C’è un nesso tra questo brutto clima e il governo Meloni? Non crediamo che quello che è accaduto a Pisa sia la conseguenza di un ordine impartito dal Viminale o da Palazzo Chigi. Anzi, lo escludiamo. I corpi repressivi dello Stato sono “organismi viventi molto delicati”. Sono uomini e donne addestrati a usare la violenza per difendere la Costituzione e le leggi italiane. Ma sarebbe utile che gli attuali dirigenti, ai vari livelli delle forze di polizia, e gli stessi esponenti politici, andassero a rileggersi gli atti della Commissione bicamerale d’indagine parlamentare che lavorò nei giorni successivi agli eventi di Genova, ascoltando i protagonisti.

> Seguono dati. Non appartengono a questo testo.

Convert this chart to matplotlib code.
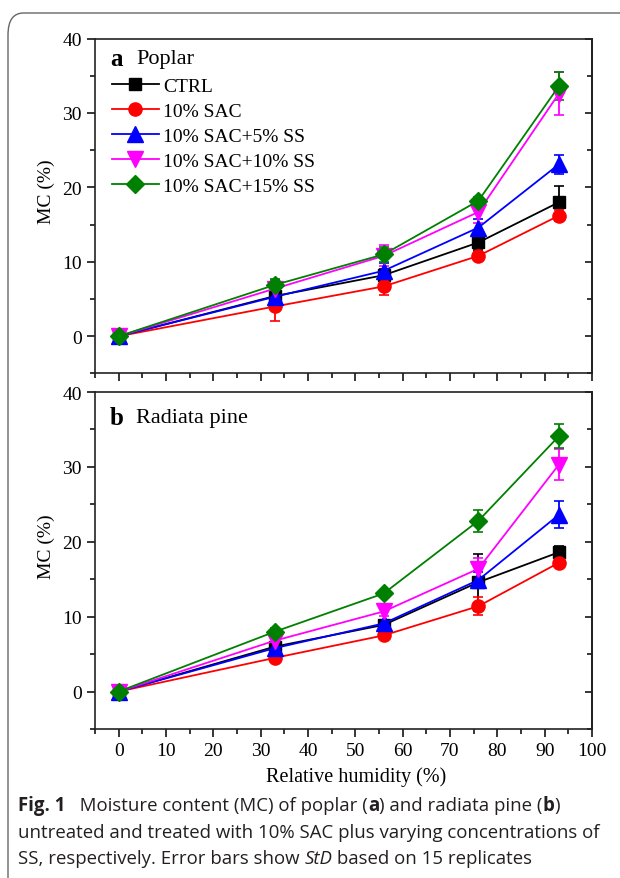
import matplotlib
matplotlib.use("Agg")
import matplotlib.pyplot as plt
from matplotlib.patches import FancyBboxPatch
from matplotlib.lines import Line2D
from matplotlib.ticker import MultipleLocator

# Relative humidity levels (%)
rh = [0, 33, 56, 76, 93]

labels = ["CTRL", "10% SAC", "10% SAC+5% SS", "10% SAC+10% SS", "10% SAC+15% SS"]
colors = ["black", "red", "blue", "magenta", "green"]
markers = ["s", "o", "^", "v", "D"]
msizes = [9, 9.5, 11, 11, 9]

# Panel a: Poplar, moisture content (%) and StD
poplar_mc = [
    [0, 5.4, 8.2, 12.6, 18.0],
    [0, 4.0, 6.7, 10.8, 16.2],
    [0, 5.3, 8.8, 14.6, 23.1],
    [0, 6.4, 10.8, 16.7, 32.6],
    [0, 6.9, 11.0, 18.2, 33.6],
]
poplar_sd = [
    [0.3, 1.3, 0.8, 1.0, 2.2],
    [0.3, 1.9, 1.2, 0.5, 0.7],
    [0.3, 1.0, 1.0, 1.1, 1.3],
    [0.3, 1.2, 1.4, 1.5, 2.9],
    [0.3, 0.8, 1.0, 0.5, 1.9],
]

# Panel b: Radiata pine
pine_mc = [
    [0, 6.0, 8.9, 14.6, 18.6],
    [0, 4.5, 7.5, 11.4, 17.2],
    [0, 5.8, 9.1, 14.9, 23.6],
    [0, 6.8, 10.7, 16.4, 30.3],
    [0, 8.0, 13.1, 22.8, 34.1],
]
pine_sd = [
    [0.3, 0.5, 0.5, 3.8, 0.9],
    [0.3, 0.4, 0.5, 1.2, 0.3],
    [0.3, 0.5, 0.5, 1.0, 1.8],
    [0.3, 0.6, 0.6, 1.5, 2.1],
    [0.3, 0.5, 0.5, 1.5, 1.6],
]

# caption runs: (text, weight, style)
caption_lines = [
    [("Fig. 1", "bold", "normal"), ("   Moisture content (MC) of poplar (", "normal", "normal"),
     ("a", "bold", "normal"), (") and radiata pine (", "normal", "normal"),
     ("b", "bold", "normal"), (")", "normal", "normal")],
    [("untreated and treated with 10% SAC plus varying concentrations of", "normal", "normal")],
    [("SS, respectively. Error bars show ", "normal", "normal"), ("StD", "normal", "italic"),
     (" based on 15 replicates", "normal", "normal")],
]

plt.rcParams["font.family"] = "Liberation Serif"

fig = plt.figure(figsize=(6.2, 8.79), dpi=100)

# rounded frame around figure
frame = FancyBboxPatch((8 / 620, -0.2), 1.2, 1 - 14 / 879 + 0.2,
                       boxstyle="round,pad=0,rounding_size=0.025",
                       transform=fig.transFigure, facecolor="none",
                       edgecolor="#666666", linewidth=1.0, zorder=0)
fig.patches.append(frame)

ax_a = fig.add_axes([0.1532, 0.574, 0.8016, 0.381])
ax_b = fig.add_axes([0.1532, 0.1695, 0.8016, 0.3834])


def draw_panel(ax, mc, sd):
    for i in range(len(labels)):
        ax.errorbar(rh, mc[i], yerr=sd[i], color=colors[i], marker=markers[i],
                    markersize=msizes[i], linewidth=1.3, elinewidth=1.3, capsize=3.5,
                    capthick=1.2)
    ax.set_xlim(-5, 100)
    ax.set_ylim(-5, 40)
    ax.xaxis.set_major_locator(MultipleLocator(10))
    ax.xaxis.set_minor_locator(MultipleLocator(5))
    ax.yaxis.set_major_locator(MultipleLocator(10))
    ax.yaxis.set_minor_locator(MultipleLocator(5))
    ax.tick_params(axis="both", which="major", direction="out", length=6,
                   width=1.1, labelsize=14, top=False, right=False)
    ax.tick_params(axis="both", which="minor", direction="out", length=3.5,
                   width=1.1, top=False, right=False)
    ax.set_ylabel("MC (%)", fontsize=14)
    ax.yaxis.set_label_coords(-0.097, 0.545)
    ax.yaxis.label.set_va("center")
    for s in ax.spines.values():
        s.set_linewidth(1.2)
        s.set_color("#222222")
    # inward ticks on the right side
    sec = ax.secondary_yaxis("right")
    sec.yaxis.set_major_locator(MultipleLocator(10))
    sec.yaxis.set_minor_locator(MultipleLocator(5))
    sec.tick_params(which="major", direction="in", length=5, width=1.1, labelright=False)
    sec.tick_params(which="minor", direction="in", length=3.5, width=1.1)
    sec.spines["right"].set_linewidth(1.2)


draw_panel(ax_a, poplar_mc, poplar_sd)
draw_panel(ax_b, pine_mc, pine_sd)

ax_a.tick_params(axis="x", labelbottom=False)
ax_b.set_xlabel("Relative humidity (%)", fontsize=14.5)
ax_b.xaxis.set_label_coords(0.525, -0.14)
ax_b.xaxis.label.set_va("center")

ax_a.text(0.03, 0.94, "a", transform=ax_a.transAxes, fontsize=18,
          fontweight="bold", va="center", ha="left")
ax_a.text(0.083, 0.94, "Poplar", transform=ax_a.transAxes, fontsize=16,
          va="center", ha="left")
ax_b.text(0.03, 0.925, "b", transform=ax_b.transAxes, fontsize=18,
          fontweight="bold", va="center", ha="left")
ax_b.text(0.083, 0.925, "Radiata pine", transform=ax_b.transAxes, fontsize=16,
          va="center", ha="left")

handles = [Line2D([], [], color=colors[i], marker=markers[i], markersize=msizes[i],
                  linewidth=1.3) for i in range(len(labels))]
ax_a.legend(handles, labels, loc="upper left", bbox_to_anchor=(0.034, 0.885),
            frameon=False, fontsize=14, handlelength=2.4, handletextpad=0.25,
            labelspacing=0.38, borderpad=0, borderaxespad=0)

# caption, drawn run by run
cap_color = "#231f20"
cap_font = "Open Sans"
cap_size = 13.4
renderer = fig.canvas.get_renderer()
line_y = [806, 833, 859]
for runs, yy in zip(caption_lines, line_y):
    x = 18 / 620
    for txt, weight, style in runs:
        t = fig.text(x, 1 - yy / 879, txt, fontsize=cap_size, family=cap_font,
                     fontweight=weight, fontstyle=style, color=cap_color,
                     va="center", ha="left")
        bb = t.get_window_extent(renderer)
        x = bb.x1 / fig.bbox.width

plt.savefig("out.png", dpi=100)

Un funzionario della questura si ritrova a impartire direttive al capitano dei carabinieri, che guida il plotone dei carabinieri. I funzionari di turno rispondono alle gerarchie interne e seguono le direttive emanate dai questori. Questa è la filiera da sottoporre alle indagini amministrative, prima ancora che penali. E il capo della polizia, il prefetto Vittorio Pisani, ha assicurato che andrà a fondo dei fatti di Pisa: “I comportamenti dei nostri operatori dovranno essere verificati con severità e trasparenza. Il nostro dovere è garantire il dissenso”. Senso dello Stato.
Che dire, invece, del ministro dell’Interno di non molti anni fa, che andava in giro travestito da poliziotto? Cosa dovevano capire gli operatori dei reparti mobili, quando il loro ministro di riferimento suonava ai citofoni accusando i suoi interlocutori di essere spacciatori? E oggi, ancora lo stesso ministro, Matteo Salvini, bolla come delinquenti quelli che criticano i comportamenti censurabili delle forze di polizia.
Nelle ultime ore, la responsabile del Reparto mobile della Toscana, Silvia Conti, è stata avvicendata. Non è indagata dalle procure di Firenze e Pisa per le manganellate ai ragazzi. Per i vertici, però, si è dimostrata “inadeguata” al ruolo che ricopriva. Nelle prossime ore l’indagine amministrativa interna potrebbe arrivare a una conclusione. L’inchiesta, per quanto riguarda Pisa, ruota intorno a un interrogativo: una volta chiusa la piazza dei Cavalieri, chi ha dato l’ordine di manganellare e inseguire i ragazzi in via San Frediano?